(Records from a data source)
########
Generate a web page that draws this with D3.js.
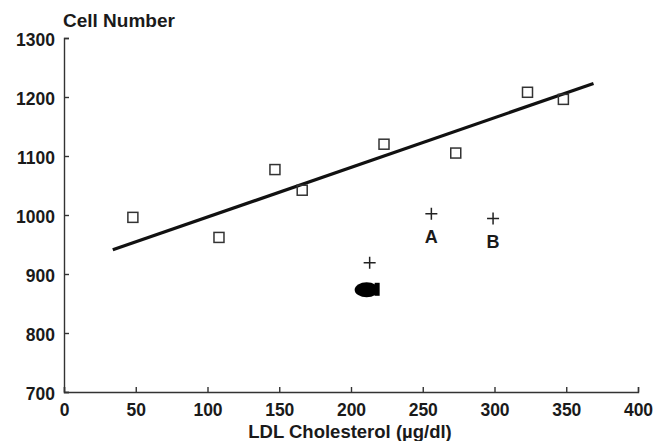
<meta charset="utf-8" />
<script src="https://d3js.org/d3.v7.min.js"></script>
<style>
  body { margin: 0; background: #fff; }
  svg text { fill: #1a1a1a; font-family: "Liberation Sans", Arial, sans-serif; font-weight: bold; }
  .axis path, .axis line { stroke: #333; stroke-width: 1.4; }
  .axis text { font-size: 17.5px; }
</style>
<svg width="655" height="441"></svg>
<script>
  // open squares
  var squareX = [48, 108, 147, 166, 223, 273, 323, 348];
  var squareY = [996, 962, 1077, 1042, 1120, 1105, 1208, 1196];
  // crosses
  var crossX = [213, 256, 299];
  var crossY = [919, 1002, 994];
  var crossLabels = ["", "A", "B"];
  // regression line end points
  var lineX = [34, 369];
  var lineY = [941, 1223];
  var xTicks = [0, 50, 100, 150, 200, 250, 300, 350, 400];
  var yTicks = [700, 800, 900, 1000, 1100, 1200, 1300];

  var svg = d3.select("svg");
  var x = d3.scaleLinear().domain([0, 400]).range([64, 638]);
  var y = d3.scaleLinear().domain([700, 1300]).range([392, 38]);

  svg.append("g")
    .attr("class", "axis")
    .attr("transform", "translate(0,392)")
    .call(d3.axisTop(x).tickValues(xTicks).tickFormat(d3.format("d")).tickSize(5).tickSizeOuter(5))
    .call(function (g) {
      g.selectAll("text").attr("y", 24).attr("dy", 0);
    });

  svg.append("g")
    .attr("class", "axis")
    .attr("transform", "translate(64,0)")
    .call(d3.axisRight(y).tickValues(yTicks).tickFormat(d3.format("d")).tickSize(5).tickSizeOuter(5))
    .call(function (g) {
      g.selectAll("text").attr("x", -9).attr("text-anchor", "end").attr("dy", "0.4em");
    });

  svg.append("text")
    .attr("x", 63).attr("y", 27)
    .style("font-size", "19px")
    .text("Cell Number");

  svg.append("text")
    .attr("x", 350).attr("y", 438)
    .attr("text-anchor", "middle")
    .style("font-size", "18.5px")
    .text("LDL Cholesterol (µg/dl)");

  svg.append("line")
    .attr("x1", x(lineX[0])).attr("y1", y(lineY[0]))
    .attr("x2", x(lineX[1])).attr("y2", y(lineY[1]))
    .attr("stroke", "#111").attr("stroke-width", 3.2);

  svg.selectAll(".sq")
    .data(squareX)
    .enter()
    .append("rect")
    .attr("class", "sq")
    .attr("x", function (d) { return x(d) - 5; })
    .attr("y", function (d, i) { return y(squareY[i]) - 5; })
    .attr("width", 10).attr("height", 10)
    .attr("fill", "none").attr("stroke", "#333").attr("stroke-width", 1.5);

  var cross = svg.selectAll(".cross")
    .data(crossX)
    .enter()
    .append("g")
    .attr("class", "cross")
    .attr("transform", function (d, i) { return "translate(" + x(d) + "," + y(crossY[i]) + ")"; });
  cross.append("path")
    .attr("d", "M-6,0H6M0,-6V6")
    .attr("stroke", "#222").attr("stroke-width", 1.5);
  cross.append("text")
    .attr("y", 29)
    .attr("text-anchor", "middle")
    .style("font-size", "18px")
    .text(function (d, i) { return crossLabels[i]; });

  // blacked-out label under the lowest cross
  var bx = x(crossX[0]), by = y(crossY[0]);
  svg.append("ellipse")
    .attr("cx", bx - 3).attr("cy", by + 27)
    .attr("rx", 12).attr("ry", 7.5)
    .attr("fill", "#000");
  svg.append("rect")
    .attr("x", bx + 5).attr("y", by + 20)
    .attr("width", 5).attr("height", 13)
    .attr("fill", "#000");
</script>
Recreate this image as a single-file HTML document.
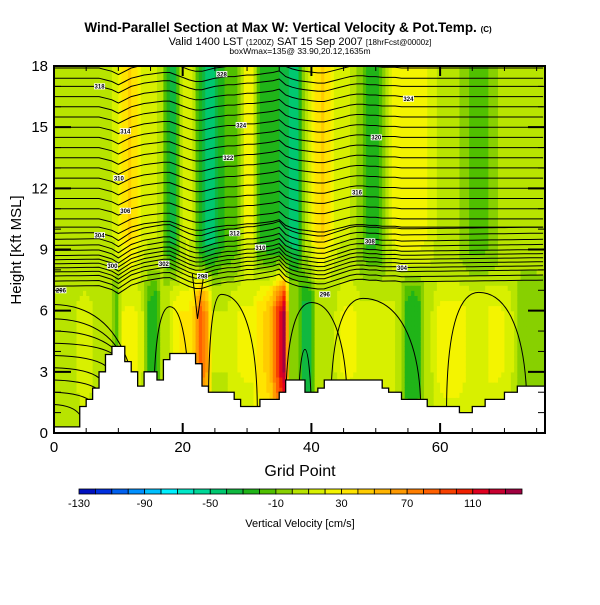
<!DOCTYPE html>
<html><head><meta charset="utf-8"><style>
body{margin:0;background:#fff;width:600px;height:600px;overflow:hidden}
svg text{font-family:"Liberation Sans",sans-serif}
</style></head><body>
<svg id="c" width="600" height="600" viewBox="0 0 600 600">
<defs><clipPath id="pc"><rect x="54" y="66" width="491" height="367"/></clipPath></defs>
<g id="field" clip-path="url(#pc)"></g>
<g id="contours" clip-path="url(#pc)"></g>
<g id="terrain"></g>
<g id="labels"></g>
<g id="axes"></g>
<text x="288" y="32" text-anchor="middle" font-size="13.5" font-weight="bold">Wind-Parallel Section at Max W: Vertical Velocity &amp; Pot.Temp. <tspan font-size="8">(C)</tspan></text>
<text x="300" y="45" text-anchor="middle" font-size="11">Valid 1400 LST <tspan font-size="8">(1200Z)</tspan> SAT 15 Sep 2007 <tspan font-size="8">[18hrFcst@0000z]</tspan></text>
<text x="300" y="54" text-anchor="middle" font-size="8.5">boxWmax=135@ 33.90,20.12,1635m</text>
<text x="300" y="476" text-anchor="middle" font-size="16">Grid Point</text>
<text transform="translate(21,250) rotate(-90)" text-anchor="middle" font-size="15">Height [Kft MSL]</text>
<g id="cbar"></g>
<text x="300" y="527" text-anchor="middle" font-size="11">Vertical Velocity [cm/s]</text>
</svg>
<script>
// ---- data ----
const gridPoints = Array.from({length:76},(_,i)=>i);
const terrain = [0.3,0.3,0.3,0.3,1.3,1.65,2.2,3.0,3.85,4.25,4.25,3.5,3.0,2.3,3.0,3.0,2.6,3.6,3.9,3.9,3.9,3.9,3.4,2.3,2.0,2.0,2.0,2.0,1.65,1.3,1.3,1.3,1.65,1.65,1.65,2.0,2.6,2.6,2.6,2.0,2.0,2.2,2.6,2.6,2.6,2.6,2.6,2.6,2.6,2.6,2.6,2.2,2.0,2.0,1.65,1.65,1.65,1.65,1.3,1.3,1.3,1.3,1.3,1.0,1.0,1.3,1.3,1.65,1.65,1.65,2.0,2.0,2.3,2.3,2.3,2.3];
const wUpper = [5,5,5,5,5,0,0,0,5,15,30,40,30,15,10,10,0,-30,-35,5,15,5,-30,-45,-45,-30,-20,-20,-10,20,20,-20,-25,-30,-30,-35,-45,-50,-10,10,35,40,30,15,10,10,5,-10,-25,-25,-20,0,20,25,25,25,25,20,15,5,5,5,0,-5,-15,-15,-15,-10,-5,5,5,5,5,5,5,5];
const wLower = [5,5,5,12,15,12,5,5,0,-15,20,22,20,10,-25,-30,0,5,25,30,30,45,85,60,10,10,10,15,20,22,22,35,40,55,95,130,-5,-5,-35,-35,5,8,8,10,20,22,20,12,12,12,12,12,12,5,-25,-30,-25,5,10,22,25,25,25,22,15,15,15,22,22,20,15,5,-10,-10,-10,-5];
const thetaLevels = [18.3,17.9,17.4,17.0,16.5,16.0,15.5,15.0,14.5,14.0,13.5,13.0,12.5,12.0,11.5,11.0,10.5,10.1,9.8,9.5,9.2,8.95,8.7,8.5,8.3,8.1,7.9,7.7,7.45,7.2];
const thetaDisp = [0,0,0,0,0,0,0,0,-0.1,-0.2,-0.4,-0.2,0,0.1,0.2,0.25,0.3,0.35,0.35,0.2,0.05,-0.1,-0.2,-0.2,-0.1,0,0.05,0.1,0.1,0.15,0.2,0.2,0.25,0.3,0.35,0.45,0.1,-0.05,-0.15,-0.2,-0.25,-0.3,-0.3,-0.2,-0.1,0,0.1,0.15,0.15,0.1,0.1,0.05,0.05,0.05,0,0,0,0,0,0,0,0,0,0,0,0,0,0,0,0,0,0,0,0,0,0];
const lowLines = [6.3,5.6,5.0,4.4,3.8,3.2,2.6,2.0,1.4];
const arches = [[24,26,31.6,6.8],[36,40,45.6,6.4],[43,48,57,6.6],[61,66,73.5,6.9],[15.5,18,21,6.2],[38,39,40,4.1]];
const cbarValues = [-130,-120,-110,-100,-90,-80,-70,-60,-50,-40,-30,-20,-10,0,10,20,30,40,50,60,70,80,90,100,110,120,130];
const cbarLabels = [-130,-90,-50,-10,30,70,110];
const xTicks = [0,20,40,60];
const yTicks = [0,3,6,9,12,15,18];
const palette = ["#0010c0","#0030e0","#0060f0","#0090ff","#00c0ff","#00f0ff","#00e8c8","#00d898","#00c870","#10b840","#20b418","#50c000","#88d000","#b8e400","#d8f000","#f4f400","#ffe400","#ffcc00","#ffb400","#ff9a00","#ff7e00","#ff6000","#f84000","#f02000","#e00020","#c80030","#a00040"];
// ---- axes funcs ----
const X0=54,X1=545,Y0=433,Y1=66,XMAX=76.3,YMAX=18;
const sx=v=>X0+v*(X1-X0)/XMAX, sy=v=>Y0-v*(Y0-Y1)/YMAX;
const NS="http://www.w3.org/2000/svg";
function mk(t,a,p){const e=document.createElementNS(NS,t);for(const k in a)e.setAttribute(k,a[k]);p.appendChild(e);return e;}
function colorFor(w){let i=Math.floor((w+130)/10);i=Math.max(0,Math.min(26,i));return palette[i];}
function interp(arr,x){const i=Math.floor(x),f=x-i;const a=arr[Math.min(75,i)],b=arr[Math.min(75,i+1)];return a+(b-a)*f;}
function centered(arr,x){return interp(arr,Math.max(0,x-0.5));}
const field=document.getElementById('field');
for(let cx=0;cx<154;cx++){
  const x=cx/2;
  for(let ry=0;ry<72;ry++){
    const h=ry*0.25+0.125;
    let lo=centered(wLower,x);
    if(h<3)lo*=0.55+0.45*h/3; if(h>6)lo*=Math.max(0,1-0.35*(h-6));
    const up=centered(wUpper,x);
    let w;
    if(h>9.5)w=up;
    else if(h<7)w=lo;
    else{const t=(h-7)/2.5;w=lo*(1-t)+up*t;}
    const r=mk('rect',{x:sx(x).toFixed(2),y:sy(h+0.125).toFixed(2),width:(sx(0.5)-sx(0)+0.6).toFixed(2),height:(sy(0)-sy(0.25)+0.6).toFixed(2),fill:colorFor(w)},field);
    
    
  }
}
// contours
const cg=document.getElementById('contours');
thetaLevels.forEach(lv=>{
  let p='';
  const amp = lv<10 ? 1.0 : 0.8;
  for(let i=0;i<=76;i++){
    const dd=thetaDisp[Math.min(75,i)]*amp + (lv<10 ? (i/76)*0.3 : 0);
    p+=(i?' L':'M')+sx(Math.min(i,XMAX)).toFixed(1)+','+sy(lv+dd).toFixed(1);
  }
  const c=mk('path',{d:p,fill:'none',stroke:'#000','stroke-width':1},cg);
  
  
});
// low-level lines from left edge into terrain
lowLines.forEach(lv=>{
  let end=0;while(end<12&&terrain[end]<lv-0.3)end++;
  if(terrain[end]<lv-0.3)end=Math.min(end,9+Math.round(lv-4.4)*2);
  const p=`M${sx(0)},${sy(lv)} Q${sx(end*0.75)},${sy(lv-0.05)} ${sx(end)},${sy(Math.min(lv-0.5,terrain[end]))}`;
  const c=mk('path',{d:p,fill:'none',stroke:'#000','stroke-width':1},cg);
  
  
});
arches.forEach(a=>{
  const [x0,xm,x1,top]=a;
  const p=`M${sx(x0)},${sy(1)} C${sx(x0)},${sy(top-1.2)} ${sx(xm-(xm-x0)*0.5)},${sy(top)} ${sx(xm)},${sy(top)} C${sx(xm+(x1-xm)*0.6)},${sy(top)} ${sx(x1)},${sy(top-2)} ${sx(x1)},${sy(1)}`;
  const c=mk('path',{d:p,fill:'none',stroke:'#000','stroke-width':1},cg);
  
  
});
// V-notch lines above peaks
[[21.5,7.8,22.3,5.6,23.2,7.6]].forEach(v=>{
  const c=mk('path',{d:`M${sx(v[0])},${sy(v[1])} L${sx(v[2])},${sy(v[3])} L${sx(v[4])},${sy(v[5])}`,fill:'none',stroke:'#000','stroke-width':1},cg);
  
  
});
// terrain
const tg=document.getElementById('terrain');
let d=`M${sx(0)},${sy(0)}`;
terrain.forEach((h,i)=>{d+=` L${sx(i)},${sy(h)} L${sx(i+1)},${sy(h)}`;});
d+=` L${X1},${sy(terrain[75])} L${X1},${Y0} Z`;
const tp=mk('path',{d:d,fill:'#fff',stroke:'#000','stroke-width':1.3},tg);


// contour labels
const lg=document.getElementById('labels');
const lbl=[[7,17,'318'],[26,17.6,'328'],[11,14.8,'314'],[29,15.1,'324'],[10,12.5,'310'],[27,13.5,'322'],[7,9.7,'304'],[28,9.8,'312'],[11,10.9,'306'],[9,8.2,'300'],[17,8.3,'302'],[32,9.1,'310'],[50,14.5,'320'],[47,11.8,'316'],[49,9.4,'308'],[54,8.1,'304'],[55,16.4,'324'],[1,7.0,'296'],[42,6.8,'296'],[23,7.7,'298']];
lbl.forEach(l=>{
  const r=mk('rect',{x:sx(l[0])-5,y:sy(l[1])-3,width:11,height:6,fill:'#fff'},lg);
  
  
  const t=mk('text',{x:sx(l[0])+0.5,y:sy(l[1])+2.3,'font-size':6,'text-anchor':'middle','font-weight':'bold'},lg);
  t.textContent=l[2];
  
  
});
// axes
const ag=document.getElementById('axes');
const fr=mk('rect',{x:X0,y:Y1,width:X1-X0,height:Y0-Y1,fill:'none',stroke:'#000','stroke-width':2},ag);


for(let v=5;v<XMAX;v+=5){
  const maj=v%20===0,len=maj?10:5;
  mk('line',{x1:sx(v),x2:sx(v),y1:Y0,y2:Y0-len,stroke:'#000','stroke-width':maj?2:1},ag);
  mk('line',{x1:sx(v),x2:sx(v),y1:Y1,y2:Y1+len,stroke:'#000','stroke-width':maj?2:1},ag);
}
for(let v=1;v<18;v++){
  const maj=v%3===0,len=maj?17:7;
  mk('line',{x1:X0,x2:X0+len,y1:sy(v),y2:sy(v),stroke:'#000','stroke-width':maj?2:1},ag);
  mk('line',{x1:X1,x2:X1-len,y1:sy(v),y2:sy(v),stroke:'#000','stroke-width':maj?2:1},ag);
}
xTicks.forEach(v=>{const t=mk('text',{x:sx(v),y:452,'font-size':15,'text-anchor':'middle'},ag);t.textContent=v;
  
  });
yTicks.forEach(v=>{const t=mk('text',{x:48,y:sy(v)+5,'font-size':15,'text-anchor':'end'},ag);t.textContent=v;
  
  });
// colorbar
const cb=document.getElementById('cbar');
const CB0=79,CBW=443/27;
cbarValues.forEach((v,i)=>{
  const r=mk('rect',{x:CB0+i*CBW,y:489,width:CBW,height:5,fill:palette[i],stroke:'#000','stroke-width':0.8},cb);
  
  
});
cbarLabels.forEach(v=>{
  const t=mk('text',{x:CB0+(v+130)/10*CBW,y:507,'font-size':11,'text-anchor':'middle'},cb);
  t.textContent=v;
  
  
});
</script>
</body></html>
########
#### Exercise description:
Repeat only the lines between the top of the entries above and the line containing "var yTicks = [700, 800, 900, 1000, 1100, 1200, 1300];", both ends included, without the pictures.

#### Task solution:
Generate a web page that draws this with D3.js.
<meta charset="utf-8" />
<script src="https://d3js.org/d3.v7.min.js"></script>
<style>
  body { margin: 0; background: #fff; }
  svg text { fill: #1a1a1a; font-family: "Liberation Sans", Arial, sans-serif; font-weight: bold; }
  .axis path, .axis line { stroke: #333; stroke-width: 1.4; }
  .axis text { font-size: 17.5px; }
</style>
<svg width="655" height="441"></svg>
<script>
  // open squares
  var squareX = [48, 108, 147, 166, 223, 273, 323, 348];
  var squareY = [996, 962, 1077, 1042, 1120, 1105, 1208, 1196];
  // crosses
  var crossX = [213, 256, 299];
  var crossY = [919, 1002, 994];
  var crossLabels = ["", "A", "B"];
  // regression line end points
  var lineX = [34, 369];
  var lineY = [941, 1223];
  var xTicks = [0, 50, 100, 150, 200, 250, 300, 350, 400];
  var yTicks = [700, 800, 900, 1000, 1100, 1200, 1300];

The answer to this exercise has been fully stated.